Plus: Stress Tests, Revolut, Tink/Visa
Nice article Mark - BTW I'm pretty sure you did disclose your Revolut holdings in a previous letter. I was aware of it at least.
Litigation Capital Management utilises the cash based accounting method.
Without knowing much about the litigation finance sector or the particular company, the payoff seems to be cyclical to me. The probability of the outcome might be independent of economic cycles (although it would be good to see some data), the payoff is very much cyclical. A yacht was worth much much less in 2009 than in 2007 and the value of most private or corporate assets is cyclical.

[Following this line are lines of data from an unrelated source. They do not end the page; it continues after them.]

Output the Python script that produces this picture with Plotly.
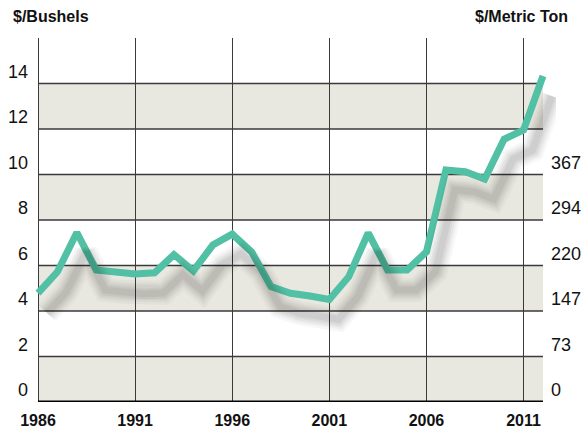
import plotly.graph_objects as go

# ---- data ----
years = list(range(1986, 2013))
price_bushel = [4.79, 5.72, 7.45, 5.80, 5.71, 5.63, 5.68, 6.48, 5.76, 6.90,
                7.38, 6.60, 5.07, 4.78, 4.66, 4.51, 5.51, 7.43, 5.80, 5.80,
                6.60, 10.20, 10.12, 9.80, 11.55, 11.96, 14.33]
x_ticks = [1986, 1991, 1996, 2001, 2006, 2011]
left_ticks = [0, 2, 4, 6, 8, 10, 12, 14]
right_tickvals = [0, 2, 4, 6, 8, 10]
right_ticktext = ["0", "73", "147", "220", "294", "367"]

# ---- geometry / style ----
W, H = 588, 429
ML, MR, MT, MB = 34, 32, 38, 27
PX_PER_YEAR = 19.385
PX_PER_UNIT = 22.75
X0 = 1986 - 4 / PX_PER_YEAR
X1 = 2012 + 13 / PX_PER_YEAR
Y0, Y1 = 0, 16
LABEL_SHIFT = 12 / PX_PER_UNIT      # tick labels sit above their gridline
SH_DX, SH_DY = 9, 20                # shadow offset in px

LINE_COLOR = "#52C0A4"
BAND_COLOR = "#E9E8E0"
GRID_COLOR = "#3a3a3a"
FONT = "Liberation Sans"

fig = go.Figure()

# shadow (soft, layered)
for w, a in [(24, 0.03), (19, 0.035), (15, 0.04), (11, 0.045), (7, 0.05)]:
    fig.add_trace(go.Scatter(x=years, y=price_bushel, mode="lines",
                             xaxis="x2", yaxis="y2", hoverinfo="skip",
                             line=dict(color=f"rgba(0,0,0,{a})", width=w),
                             showlegend=False))

# main line
fig.add_trace(go.Scatter(x=years, y=price_bushel, mode="lines",
                         line=dict(color=LINE_COLOR, width=7),
                         showlegend=False))

# invisible traces so the label axes are drawn
for ax in ["y3", "y4"]:
    fig.add_trace(go.Scatter(x=[years[0]], y=[left_ticks[0]], mode="markers",
                             yaxis=ax, marker=dict(opacity=0), hoverinfo="skip",
                             showlegend=False))

# bands and horizontal gridlines
shapes = []
for v in left_ticks:
    if (v // 2) % 2 == 0:
        shapes.append(dict(type="rect", xref="x", yref="y", x0=1986, x1=2012,
                           y0=v, y1=v + 2, fillcolor=BAND_COLOR, line_width=0,
                           layer="below"))
for v in left_ticks[1:]:
    shapes.append(dict(type="line", xref="x", yref="y", x0=1986, x1=2012,
                       y0=v, y1=v, line=dict(color=GRID_COLOR, width=1.3),
                       layer="below"))
shapes.append(dict(type="line", xref="x", yref="y", x0=1986, x1=2012,
                   y0=0, y1=0, line=dict(color="#000000", width=3)))

fig.update_layout(
    width=W, height=H,
    margin=dict(l=ML, r=MR, t=MT, b=MB, autoexpand=False),
    paper_bgcolor="white", plot_bgcolor="white",
    shapes=shapes,
    font=dict(family=FONT, color="#111111"),
    xaxis=dict(range=[X0, X1], tickvals=x_ticks, showgrid=True,
               gridcolor=GRID_COLOR, gridwidth=1.3, zeroline=False,
               showline=False, ticks="", automargin=False,
               ticklabelstandoff=7,
               tickfont=dict(size=16, family=FONT, weight="bold", color="#111111")),
    yaxis=dict(range=[Y0, Y1], showgrid=False, zeroline=False,
               showticklabels=False, ticks="", automargin=False),
    xaxis2=dict(overlaying="x", range=[X0 - SH_DX / PX_PER_YEAR, X1 - SH_DX / PX_PER_YEAR],
                visible=False, automargin=False),
    yaxis2=dict(overlaying="y", range=[Y0 + SH_DY / PX_PER_UNIT, Y1 + SH_DY / PX_PER_UNIT],
                visible=False, automargin=False),
    yaxis3=dict(overlaying="y", side="left", anchor="x",
                range=[Y0 - LABEL_SHIFT, Y1 - LABEL_SHIFT],
                tickvals=left_ticks, showgrid=False, zeroline=False, ticks="",
                ticklabelstandoff=5, automargin=False,
                tickfont=dict(size=18, family=FONT, color="#111111")),
    yaxis4=dict(overlaying="y", side="right", anchor="x",
                range=[Y0 - LABEL_SHIFT, Y1 - LABEL_SHIFT],
                tickvals=right_tickvals, ticktext=right_ticktext,
                showgrid=False, zeroline=False, ticks="",
                ticklabelstandoff=-6, automargin=False,
                tickfont=dict(size=18, family=FONT, color="#111111")),
    annotations=[
        dict(text="<b>$/Bushels</b>", xref="paper", yref="paper",
             x=(11 - ML) / (W - ML - MR), y=(H - MB - 17) / (H - MT - MB),
             xanchor="left", yanchor="middle", showarrow=False,
             font=dict(size=16, family=FONT, color="#111111")),
        dict(text="<b>$/Metric Ton</b>", xref="paper", yref="paper",
             x=(570 - ML) / (W - ML - MR), y=(H - MB - 17) / (H - MT - MB),
             xanchor="right", yanchor="middle", showarrow=False,
             font=dict(size=16, family=FONT, color="#111111")),
    ],
)

fig.write_html("out.html",
               config={"displayModeBar": False},
               post_script="document.body.style.margin='0';document.body.style.overflow='hidden';")
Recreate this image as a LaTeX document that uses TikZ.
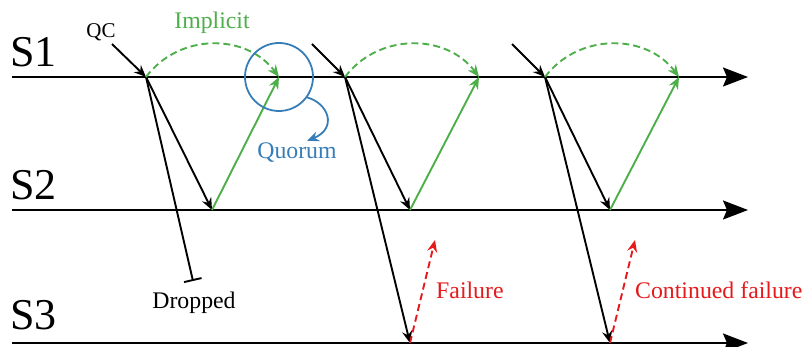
\documentclass[tikz,border=0pt]{standalone}
\usepackage{fontspec}
\setmainfont{Liberation Serif}
\usetikzlibrary{arrows.meta}
\definecolor{cgreen}{HTML}{4DAF4A}
\definecolor{cblue}{HTML}{377EB8}
\definecolor{cred}{HTML}{E41A1C}
\begin{document}
\begin{tikzpicture}[x=1pt,y=-1pt,
  axis/.style={line width=2pt,-{Stealth[length=25pt,width=19pt,inset=4pt]}},
  msg/.style={line width=1.9pt,-{Stealth[length=12pt,width=10pt,inset=4pt]}},
  gmsg/.style={cgreen,line width=1.9pt,-{Stealth[length=12pt,width=10pt,inset=4pt]}},
  gdash/.style={gmsg,dash pattern=on 7pt off 4pt},
  rdash/.style={cred,line width=1.9pt,dash pattern=on 7pt off 4pt,-{Stealth[length=12pt,width=10pt,inset=4pt]}},
  lbl/.style={font=\fontsize{23.8}{24}\selectfont,inner sep=0pt},
  slbl/.style={font=\fontsize{44}{44}\selectfont,inner sep=0pt,anchor=base west}]
\useasboundingbox (0,0) rectangle (804,347);
% axes
\coordinate (s1a) at (12,77);  \coordinate (s1b) at (748,77);
\coordinate (s2a) at (12,210); \coordinate (s2b) at (748,210);
\coordinate (s3a) at (12,343); \coordinate (s3b) at (748,343);
\draw[axis] (s1a) -- (s1b);
\draw[axis] (s2a) -- (s2b);
\draw[axis] (s3a) -- (s3b);
\node[slbl] (S1) at (10,67) {S1};
\node[slbl] (S2) at (10,200) {S2};
\node[slbl] (S3) at (10,330) {S3};
% group 1
\coordinate (q1) at (112,44); \coordinate (p1) at (146,77);
\coordinate (r1) at (212,210); \coordinate (t1) at (279,77);
\coordinate (d1) at (193,281);
\draw[msg] (q1) -- (p1);
\draw[msg] (p1) -- (r1);
\draw[line width=1.9pt,-{Bar[width=18pt,line width=1.9pt]}] (p1) -- (d1);
\draw[gmsg] (r1) -- (t1);
\draw[gdash] (p1) .. controls +(33,-44) and +(-33,-44) .. (t1);
% group 2
\coordinate (q2) at (312,44); \coordinate (p2) at (345,77);
\coordinate (r2) at (410,210); \coordinate (t2) at (479,77);
\coordinate (u2) at (410,343); \coordinate (f2) at (435,240);
\draw[msg] (q2) -- (p2);
\draw[msg] (p2) -- (r2);
\draw[msg] (p2) -- (u2);
\draw[gmsg] (r2) -- (t2);
\draw[gdash] (p2) .. controls +(33,-44) and +(-33,-44) .. (t2);
\draw[rdash] (u2) -- (f2);
% group 3
\coordinate (q3) at (512,44); \coordinate (p3) at (545,77);
\coordinate (r3) at (610,210); \coordinate (t3) at (679,77);
\coordinate (u3) at (610,343); \coordinate (f3) at (635,240);
\draw[msg] (q3) -- (p3);
\draw[msg] (p3) -- (r3);
\draw[msg] (p3) -- (u3);
\draw[gmsg] (r3) -- (t3);
\draw[gdash] (p3) .. controls +(33,-44) and +(-33,-44) .. (t3);
\draw[rdash] (u3) -- (f3);
% quorum
\node[draw=cblue,circle,minimum size=68pt,inner sep=0pt,line width=1.8pt] (qc) at (t1) {};
\coordinate (qa) at (307,141);
\draw[cblue,line width=1.8pt,-{Stealth[length=12pt,width=10pt,inset=4pt]}]
  (qc.-36) .. controls (328,103) and (338,128) .. (qa);
% labels
\node[lbl,anchor=base,font=\fontsize{21}{21}\selectfont] (lqc) at (101,38) {QC};
\node[lbl,anchor=base,text=cgreen] (limp) at (212,29) {Implicit};
\node[lbl,anchor=base,text=cblue] (lquo) at (297,159) {Quorum};
\node[lbl,anchor=base] (ldrop) at (194,309) {Dropped};
\node[lbl,anchor=base west,text=cred] (lfail) at (436,299) {Failure};
\node[lbl,anchor=base west,text=cred] (lcont) at (635,299) {Continued failure};
\end{tikzpicture}
\end{document}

Is this an “introduction to litigation finance” or a short position paper? Does Bruce have a position (...and why not disclose that, whether yea or nay)? The “doubts” raised here are two years old. Anyone looking to balance the scales with a detailed rebuttal can read through Caro-Kann’s report via this FT link: https://www.ft.com/content/c370d8f7-4e5c-34e0-9ed7-b7503794cd66
Lukas, please note that Bruce selected a very atypical case. The vast majority of Burford’s cases are strictly commercial— Contract disputes, I/P disputes, M&A transactions, etc.... therefore the need to expose a spouse or grind a personal axe rarely comes into play.
(disclosure: long BUR)
Fantastic article, Bruce. I am curious about Burford's business model as there are numerous conflict of interests. It probably makes the most sense for Burford to have their clients settle to maximize shareholder returns. As you mentioned, however, they do not own the case. Their clients may be motivated to expose their spouses, etc. instead of a sole focus of monetary compensation. This may factor into which cases they fund...?
Beyond the lack of alignment, what role does representation play? The article says the representation operates on referrals from law firms, but can those wronged approach Burford directly and inquire on which representation they would fund?